# TO BE DONE
Transcribe every entry word for word, leaving out all images.

# EXTRACTED DATA

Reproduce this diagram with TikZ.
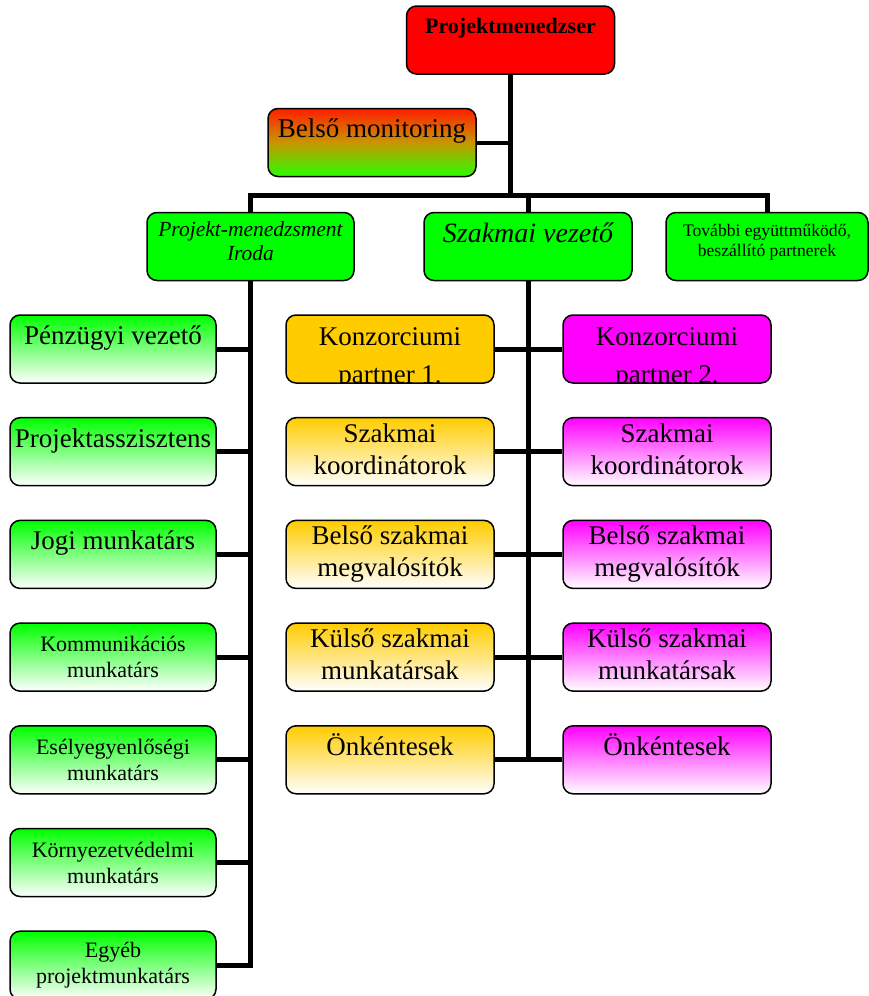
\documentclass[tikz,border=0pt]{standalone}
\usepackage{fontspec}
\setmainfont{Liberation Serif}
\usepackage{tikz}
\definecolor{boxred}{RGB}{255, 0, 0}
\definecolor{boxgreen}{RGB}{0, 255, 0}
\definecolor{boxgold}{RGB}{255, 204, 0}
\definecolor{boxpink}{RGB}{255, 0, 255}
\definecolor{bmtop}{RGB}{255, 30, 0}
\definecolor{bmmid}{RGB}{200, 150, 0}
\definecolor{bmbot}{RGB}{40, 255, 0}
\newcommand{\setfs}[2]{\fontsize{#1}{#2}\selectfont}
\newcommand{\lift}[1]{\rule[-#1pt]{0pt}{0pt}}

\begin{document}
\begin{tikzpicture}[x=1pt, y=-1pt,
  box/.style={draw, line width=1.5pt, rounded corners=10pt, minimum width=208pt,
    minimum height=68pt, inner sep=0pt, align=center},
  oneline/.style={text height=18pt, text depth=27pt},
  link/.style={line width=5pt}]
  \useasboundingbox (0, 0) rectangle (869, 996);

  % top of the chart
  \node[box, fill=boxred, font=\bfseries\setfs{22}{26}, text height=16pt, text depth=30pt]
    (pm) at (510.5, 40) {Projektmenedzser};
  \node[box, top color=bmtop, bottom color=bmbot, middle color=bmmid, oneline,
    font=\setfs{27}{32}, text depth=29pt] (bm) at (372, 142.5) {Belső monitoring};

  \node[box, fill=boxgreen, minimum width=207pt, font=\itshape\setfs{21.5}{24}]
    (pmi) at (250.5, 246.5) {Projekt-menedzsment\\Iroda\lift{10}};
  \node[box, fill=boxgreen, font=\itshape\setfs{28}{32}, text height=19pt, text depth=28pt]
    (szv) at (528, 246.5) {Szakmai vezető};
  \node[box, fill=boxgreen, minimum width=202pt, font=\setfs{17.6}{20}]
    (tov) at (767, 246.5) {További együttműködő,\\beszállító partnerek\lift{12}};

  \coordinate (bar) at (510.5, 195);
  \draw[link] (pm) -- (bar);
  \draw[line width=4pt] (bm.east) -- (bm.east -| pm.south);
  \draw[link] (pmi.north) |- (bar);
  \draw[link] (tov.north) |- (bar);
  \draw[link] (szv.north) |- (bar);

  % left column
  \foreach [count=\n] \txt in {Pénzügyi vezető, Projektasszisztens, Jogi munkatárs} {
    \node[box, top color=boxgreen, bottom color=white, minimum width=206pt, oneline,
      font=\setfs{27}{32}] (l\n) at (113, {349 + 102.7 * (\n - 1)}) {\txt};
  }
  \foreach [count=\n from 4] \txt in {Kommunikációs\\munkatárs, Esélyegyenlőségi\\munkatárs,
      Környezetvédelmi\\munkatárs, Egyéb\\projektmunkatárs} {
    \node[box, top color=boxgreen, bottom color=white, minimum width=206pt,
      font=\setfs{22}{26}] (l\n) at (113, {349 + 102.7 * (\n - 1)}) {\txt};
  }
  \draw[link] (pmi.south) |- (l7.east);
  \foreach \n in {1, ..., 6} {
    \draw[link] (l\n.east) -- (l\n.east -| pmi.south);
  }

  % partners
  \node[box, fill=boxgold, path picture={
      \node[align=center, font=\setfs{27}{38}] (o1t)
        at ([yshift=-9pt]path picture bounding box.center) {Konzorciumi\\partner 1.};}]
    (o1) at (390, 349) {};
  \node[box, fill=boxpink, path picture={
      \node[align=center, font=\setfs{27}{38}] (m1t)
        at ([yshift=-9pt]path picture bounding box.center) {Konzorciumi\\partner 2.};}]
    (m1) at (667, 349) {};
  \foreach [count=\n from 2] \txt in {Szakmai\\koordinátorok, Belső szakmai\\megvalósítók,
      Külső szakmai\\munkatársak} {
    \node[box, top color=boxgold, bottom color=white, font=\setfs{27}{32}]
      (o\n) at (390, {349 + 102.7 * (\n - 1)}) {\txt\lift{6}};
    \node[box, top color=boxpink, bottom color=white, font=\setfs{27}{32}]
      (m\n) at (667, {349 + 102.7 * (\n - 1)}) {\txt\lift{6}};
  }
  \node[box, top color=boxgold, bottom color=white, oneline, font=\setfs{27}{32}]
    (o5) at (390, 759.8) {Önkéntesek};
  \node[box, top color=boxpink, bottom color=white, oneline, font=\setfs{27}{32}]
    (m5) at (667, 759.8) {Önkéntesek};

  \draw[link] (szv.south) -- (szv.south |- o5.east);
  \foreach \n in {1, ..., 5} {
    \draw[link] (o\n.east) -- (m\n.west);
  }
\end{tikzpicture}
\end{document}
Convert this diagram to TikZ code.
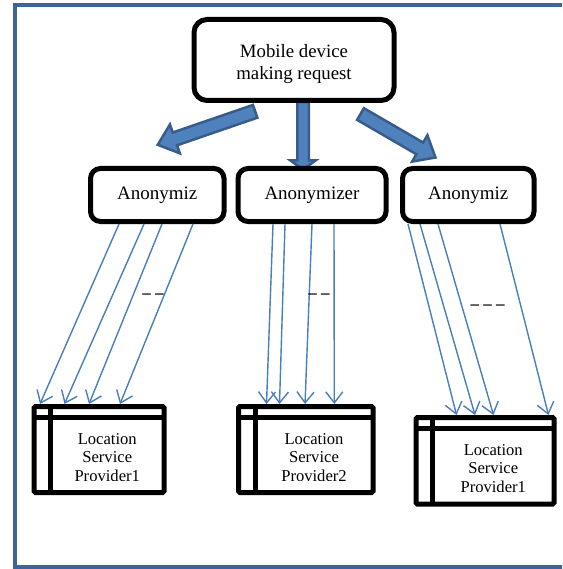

# ANSWER TO THE PROBLEM
Reproduce this diagram with TikZ.
\documentclass[tikz,border=0pt]{standalone}
\usepackage{fontspec}
\setmainfont{Liberation Serif}
\usepackage{tikz}
\definecolor{boxred}{RGB}{255, 0, 0}
\definecolor{boxgreen}{RGB}{0, 255, 0}
\definecolor{boxgold}{RGB}{255, 204, 0}
\definecolor{boxpink}{RGB}{255, 0, 255}
\definecolor{bmtop}{RGB}{255, 30, 0}
\definecolor{bmmid}{RGB}{200, 150, 0}
\definecolor{bmbot}{RGB}{40, 255, 0}
\newcommand{\setfs}[2]{\fontsize{#1}{#2}\selectfont}
\newcommand{\lift}[1]{\rule[-#1pt]{0pt}{0pt}}

\begin{document}
\begin{tikzpicture}[x=1pt, y=-1pt,
  box/.style={draw, line width=1.5pt, rounded corners=10pt, minimum width=208pt,
    minimum height=68pt, inner sep=0pt, align=center},
  oneline/.style={text height=18pt, text depth=27pt},
  link/.style={line width=5pt}]
  \useasboundingbox (0, 0) rectangle (869, 996);

  % top of the chart
  \node[box, fill=boxred, font=\bfseries\setfs{22}{26}, text height=16pt, text depth=30pt]
    (pm) at (510.5, 40) {Projektmenedzser};
  \node[box, top color=bmtop, bottom color=bmbot, middle color=bmmid, oneline,
    font=\setfs{27}{32}, text depth=29pt] (bm) at (372, 142.5) {Belső monitoring};

  \node[box, fill=boxgreen, minimum width=207pt, font=\itshape\setfs{21.5}{24}]
    (pmi) at (250.5, 246.5) {Projekt-menedzsment\\Iroda\lift{10}};
  \node[box, fill=boxgreen, font=\itshape\setfs{28}{32}, text height=19pt, text depth=28pt]
    (szv) at (528, 246.5) {Szakmai vezető};
  \node[box, fill=boxgreen, minimum width=202pt, font=\setfs{17.6}{20}]
    (tov) at (767, 246.5) {További együttműködő,\\beszállító partnerek\lift{12}};

  \coordinate (bar) at (510.5, 195);
  \draw[link] (pm) -- (bar);
  \draw[line width=4pt] (bm.east) -- (bm.east -| pm.south);
  \draw[link] (pmi.north) |- (bar);
  \draw[link] (tov.north) |- (bar);
  \draw[link] (szv.north) |- (bar);

  % left column
  \foreach [count=\n] \txt in {Pénzügyi vezető, Projektasszisztens, Jogi munkatárs} {
    \node[box, top color=boxgreen, bottom color=white, minimum width=206pt, oneline,
      font=\setfs{27}{32}] (l\n) at (113, {349 + 102.7 * (\n - 1)}) {\txt};
  }
  \foreach [count=\n from 4] \txt in {Kommunikációs\\munkatárs, Esélyegyenlőségi\\munkatárs,
      Környezetvédelmi\\munkatárs, Egyéb\\projektmunkatárs} {
    \node[box, top color=boxgreen, bottom color=white, minimum width=206pt,
      font=\setfs{22}{26}] (l\n) at (113, {349 + 102.7 * (\n - 1)}) {\txt};
  }
  \draw[link] (pmi.south) |- (l7.east);
  \foreach \n in {1, ..., 6} {
    \draw[link] (l\n.east) -- (l\n.east -| pmi.south);
  }

  % partners
  \node[box, fill=boxgold, path picture={
      \node[align=center, font=\setfs{27}{38}] (o1t)
        at ([yshift=-9pt]path picture bounding box.center) {Konzorciumi\\partner 1.};}]
    (o1) at (390, 349) {};
  \node[box, fill=boxpink, path picture={
      \node[align=center, font=\setfs{27}{38}] (m1t)
        at ([yshift=-9pt]path picture bounding box.center) {Konzorciumi\\partner 2.};}]
    (m1) at (667, 349) {};
  \foreach [count=\n from 2] \txt in {Szakmai\\koordinátorok, Belső szakmai\\megvalósítók,
      Külső szakmai\\munkatársak} {
    \node[box, top color=boxgold, bottom color=white, font=\setfs{27}{32}]
      (o\n) at (390, {349 + 102.7 * (\n - 1)}) {\txt\lift{6}};
    \node[box, top color=boxpink, bottom color=white, font=\setfs{27}{32}]
      (m\n) at (667, {349 + 102.7 * (\n - 1)}) {\txt\lift{6}};
  }
  \node[box, top color=boxgold, bottom color=white, oneline, font=\setfs{27}{32}]
    (o5) at (390, 759.8) {Önkéntesek};
  \node[box, top color=boxpink, bottom color=white, oneline, font=\setfs{27}{32}]
    (m5) at (667, 759.8) {Önkéntesek};

  \draw[link] (szv.south) -- (szv.south |- o5.east);
  \foreach \n in {1, ..., 5} {
    \draw[link] (o\n.east) -- (m\n.west);
  }
\end{tikzpicture}
\end{document}
Convert this diagram to TikZ code.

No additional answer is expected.